| This law doesn't do anything that prevents non-anonymous access. Here's how you would access things anonymously if you bought a new computer that implemented this. 1. When you set up your account and it asks for your birthdate, make up any date you want that is at least far enough in the past to indicate an age older that what any site you might use that checks age requires. 2. Access things the way you've always done. All that has changed is that things that care about age checks find out you claim to be old enough. The only people it actually materially affects on your new computer are people who cannot set up their own accounts, such as children if you have set up permissions so they have to get you to make their accounts. Then if you want you can enter a birthdate that gives an age that says non-adult, so sites that check age will block them. From a privacy and anonymity perspective this is essentially equivalent to sites that ask "Are you 18+?" and let you in if you click "yes" and block you if you click "no". It is just doing the asking locally and caching the result. |
From the bill:
> (3) (A) Except as provided in subparagraph (B), a developer shall treat a signal received pursuant to this title as the primary indicator of a user’s age range for purposes of determining the user’s age.
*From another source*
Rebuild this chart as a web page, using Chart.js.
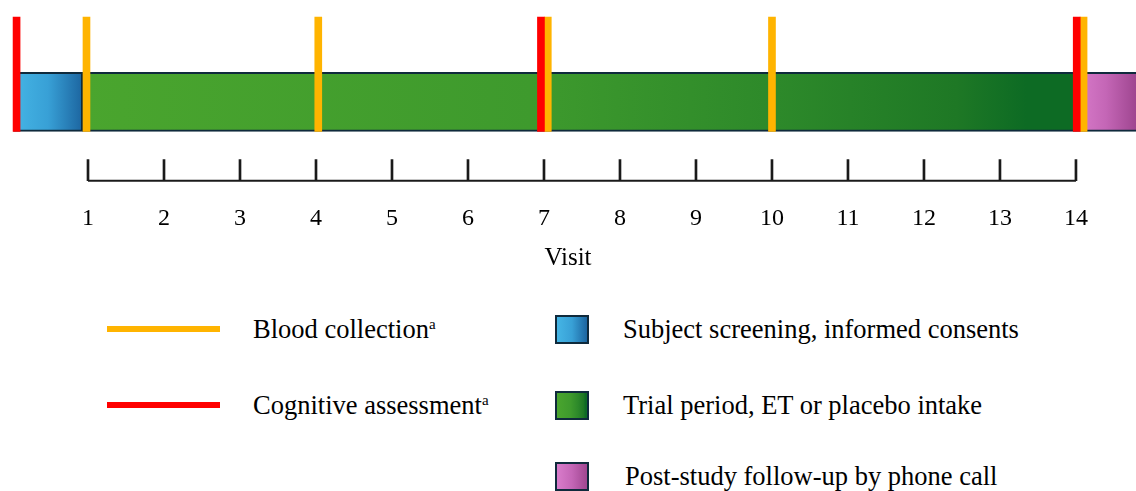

> (B) If a developer has internal clear and convincing information that a user’s age is different than the age indicated by a signal received pursuant to this title, the developer shall use that information as the primary indicator of the user’s age.
It's not enough to just accept the age signal, you can still be liable if you have reason to believe someone is underage based on other information.
The cheapest and easiest way to minimize that liability is with face scans and ID checks. That way you, as a developer, know that your users won't bankrupt you.